Moreover, a study by Painter et al. ⁹ and one by Nicol et al. ⁸ support our findings and underscore the importance of coach interaction and goal-related features. The study by Painter et al. ⁹ conducted a retrospective study on 2037 participants enrolled in a 12-month digital diabetes prevention program. They performed a subgroup analysis based on participants who were highly engaged versus minimally engaged, defined by specific criteria regarding the number of lessons completed within a certain time frame. They found that highly engaged participants achieved better outcomes in terms of weight loss. Conducting a similar study comparing engagement clusters could provide valuable insights into the correlation between engagement levels and outcomes, expanding the concept to engagement types.

Additionally, the study by Nicol et al. ⁸ aimed to detect dynamic user needs and preferences for tailoring behavioural interventions for 23 participants using a mHealth treatment over 2 weeks. Their findings align with the results of this study, with the most important components being related to receiving reminders (messages) from the coach and setting and tracking goals.
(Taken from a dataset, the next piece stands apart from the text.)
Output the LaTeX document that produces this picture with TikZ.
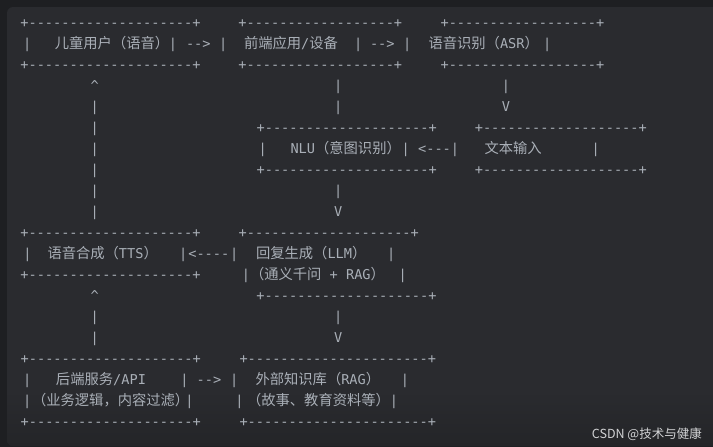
\documentclass[tikz,border=0pt]{standalone}
\usepackage{fontspec}
\setmonofont{DejaVu Sans Mono}
\newfontfamily\cjk{Noto Sans CJK SC}
\definecolor{outerbg}{HTML}{1E1F22}
\definecolor{codebg}{HTML}{2A2B2F}
\definecolor{codebot}{HTML}{242528}
\definecolor{fg}{HTML}{A9AFB7}
\definecolor{wm}{HTML}{D2D3D5}
\newcommand\rep[2]{\ifnum#1>0 #2\expandafter\rep\expandafter{\number\numexpr#1-1\relax}{#2}\fi}
\newcommand\brd[1]{+\rep{#1}{-}+}
\newcommand\zh[1]{{\cjk\fontsize{14.3pt}{17pt}\selectfont #1}}
\begin{document}
\begin{tikzpicture}[x=1pt,y=-1pt,
  t/.style={font=\ttfamily\fontsize{13.6pt}{16pt}\selectfont, text=fg, inner sep=0pt, outer sep=0pt, anchor=base},
  tw/.style={t, anchor=base west}]
\useasboundingbox (0,0) rectangle (713,447);
\fill[outerbg] (0,0) rectangle (713,447);
\fill[codebg, rounded corners=6pt] (7,7) rectangle (740,446);
\begin{scope}
\clip[rounded corners=6pt] (7,7) rectangle (740,446);
\shade[top color=codebg, bottom color=codebot] (7,390) rectangle (740,447);
\end{scope}
% row 1
\node[t] (b1a) at (110.5,27.5) {\brd{20}};
\node[t] (b1b) at (320.3,27.5) {\brd{18}};
\node[t] (b1c) at (522.5,27.5) {\brd{18}};
% row 2
\node[t] (u1) at (27.3,48.5) {|};
\node[tw] (user) at (54.8,48.5) {\zh{儿童用户（语音）}};
\node[t] (u2) at (173,48.5) {|};
\node[t] (a1) at (198.3,48.5) {-->};
\node[t] (f1) at (223.3,48.5) {|};
\node[tw] (front) at (244,48.5) {\zh{前端应用}/\zh{设备}};
\node[t] (f2) at (358.3,48.5) {|};
\node[t] (a2) at (382.3,48.5) {-->};
\node[t] (s1) at (407.3,48.5) {|};
\node[tw] (asr) at (428.5,48.5) {\zh{语音识别（}ASR\zh{）}};
\node[t] (s2) at (547.3,48.5) {|};
% row 3
\node[t] (b3a) at (110.5,69.5) {\brd{20}};
\node[t] (b3b) at (320.3,69.5) {\brd{18}};
\node[t] (b3c) at (522.5,69.5) {\brd{18}};
% row 4
\node[t] (up1) at (94.8,90.5) {\^{}};
\node[t] (v4b) at (338.3,90.5) {|};
\node[t] (v4c) at (506,90.5) {|};
% row 5
\node[t] (v5a) at (94.8,111.5) {|};
\node[t] (v5b) at (338.3,111.5) {|};
\node[t] (dn1) at (506,111.5) {V};
% row 6
\node[t] (v6a) at (94.8,132.5) {|};
\node[t] (b6b) at (346.7,132.5) {\brd{20}};
\node[t] (b6c) at (560.8,132.5) {\brd{19}};
% row 7
\node[t] (v7a) at (94.8,153.5) {|};
\node[t] (n1) at (262.7,153.5) {|};
\node[tw] (nlu) at (290.5,153.5) {NLU\zh{（意图识别）}};
\node[t] (n2) at (405.7,153.5) {|};
\node[t] (a3) at (434.5,153.5) {<---};
\node[t] (x1) at (455,153.5) {|};
\node[tw] (txt) at (484.5,153.5) {\zh{文本输入}};
\node[t] (x2) at (595.7,153.5) {|};
% row 8
\node[t] (v8a) at (94.8,174.5) {|};
\node[t] (b8b) at (346.7,174.5) {\brd{20}};
\node[t] (b8c) at (560.8,174.5) {\brd{19}};
% row 9
\node[t] (v9a) at (94.8,195.5) {|};
\node[t] (v9b) at (338.3,195.5) {|};
% row 10
\node[t] (v10a) at (94.8,216.5) {|};
\node[t] (dn2) at (338.3,216.5) {V};
% row 11
\node[t] (b11a) at (110.4,237.5) {\brd{20}};
\node[t] (b11b) at (328.8,237.5) {\brd{20}};
% row 12
\node[t] (t1) at (27.5,258.5) {|};
\node[tw] (tts) at (47.5,258.5) {\zh{语音合成（}TTS\zh{）}};
\node[t] (t2) at (183.3,258.5) {|};
\node[t] (a4) at (208.8,258.5) {<----};
\node[t] (l1) at (234.3,258.5) {|};
\node[tw] (llm) at (256,258.5) {\zh{回复生成（}LLM\zh{）}};
\node[t] (l2) at (391.2,258.5) {|};
% row 13
\node[t] (b13a) at (110.5,279.5) {\brd{20}};
\node[t] (l3) at (246,279.5) {|};
\node[tw] (llm2) at (250,279.5) {\zh{（通义千问} + RAG\zh{）}};
\node[t] (l4) at (402.7,279.5) {|};
% row 14
\node[t] (up2) at (94.8,300.5) {\^{}};
\node[t] (b14b) at (346.5,300.5) {\brd{20}};
% row 15
\node[t] (v15a) at (94.8,321.5) {|};
\node[t] (v15b) at (338.3,321.5) {|};
% row 16
\node[t] (v16a) at (94.8,342.5) {|};
\node[t] (dn3) at (338.3,342.5) {V};
% row 17
\node[t] (b17a) at (110.8,363.5) {\brd{20}};
\node[t] (b17b) at (337.8,363.5) {\brd{22}};
% row 18
\node[t] (k1) at (27.3,384.5) {|};
\node[tw] (api) at (56,384.5) {\zh{后端服务}/API};
\node[t] (k2) at (184.5,384.5) {|};
\node[t] (a5) at (209,384.5) {-->};
\node[t] (r1) at (234.2,384.5) {|};
\node[tw] (rag) at (255.5,384.5) {\zh{外部知识库（}RAG\zh{）}};
\node[t] (r2) at (405,384.5) {|};
% row 19
\node[t] (k3) at (27.3,405.5) {|};
\node[tw] (api2) at (32,405.5) {\zh{（业务逻辑，内容过滤）}};
\node[t] (k4) at (189.5,405.5) {|};
\node[t] (r3) at (239.5,405.5) {|};
\node[tw] (rag2) at (247,405.5) {\zh{（故事、教育资料等）}};
\node[t] (r4) at (394,405.5) {|};
% row 20
\node[t] (b20a) at (110.8,426.5) {\brd{20}};
\node[t] (b20b) at (337.8,426.5) {\brd{22}};
% watermark
\node[anchor=base east, inner sep=0pt, font=\cjk\fontsize{12.5pt}{14pt}\selectfont, text=wm] (wmk) at (702,438) {CSDN @技术与健康};
\end{tikzpicture}
\end{document}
This study also supports the idea that learning and group features are less important variables.

Limitations

The study has some limitations. While GMM was selected as the best fitted clustering algorithm, it may not be ideal for data with mixed distributions, as our data exhibits a mix of normally distributed and exponentially distributed variables. The histogram of our final clusters (Figure 8) shows some overlap and lack of complete separation, suggesting room for improvement in cluster differentiation. The study also captures only 40% of the explained variance during PCA, which means that we considered less than half of the variance when selecting our clustering method. The sample size is relatively small, which may limit the generalisability of the findings.

To address some of the limitations, future research may consider further data reduction methods and alternative clustering algorithms, along with the use of labeled data to use supervised learning through questionnaires to validate clusters. This would make it possible to shift from unsupervised to supervised learning when clustering and having the participants express their preferred mode of support and engagement could pre-indicate the number of K clusters and improve the accuracy of cluster predictions. Additionally, the relationship between cluster groupings and outcomes and input variables should be explored to provide more insights for coaches. Expanding the dataset size may help improve the generalisability and accuracy of the findings.

Nevertheless, we do observe three distinct distributions that somewhat resemble normal curves, indicating that these three groupings are a good preliminary indication of clusters. Additionally, PCA remains our best tool for dimensionality reduction, providing a 40% variation explanation level that offers a representative understanding of data and variable correlations. Despite the relatively small sample size, our study contributes with novel insights into analysing digital health data, particularly in the context of pregnant women. The unique nature of pregnancy introduces potential variations in engagement patterns due to its intensity and ever-changing characteristics.

Conclusion

In conclusion, this research contributes to the understanding of how pregnant women engage with mHealth interventions. It identifies three distinct engagement types and emphasises the importance of the human component (coach) in mHealth programs. These insights have important implications for personalised medicine, digital health, and the development of effective interventions. Further research is necessary to validate and generalise these findings as well as relate cluster grouping to outcome and/or demographic variables. Moreover, additional research is needed across diverse populations and healthcare contexts to gain insights into the evolving dynamics of engagement patterns during pregnancy and postpartum, as well as variations among distinct cohorts. Finally, future research should test and validate the suggested implications and developments in the app based on the findings from this study.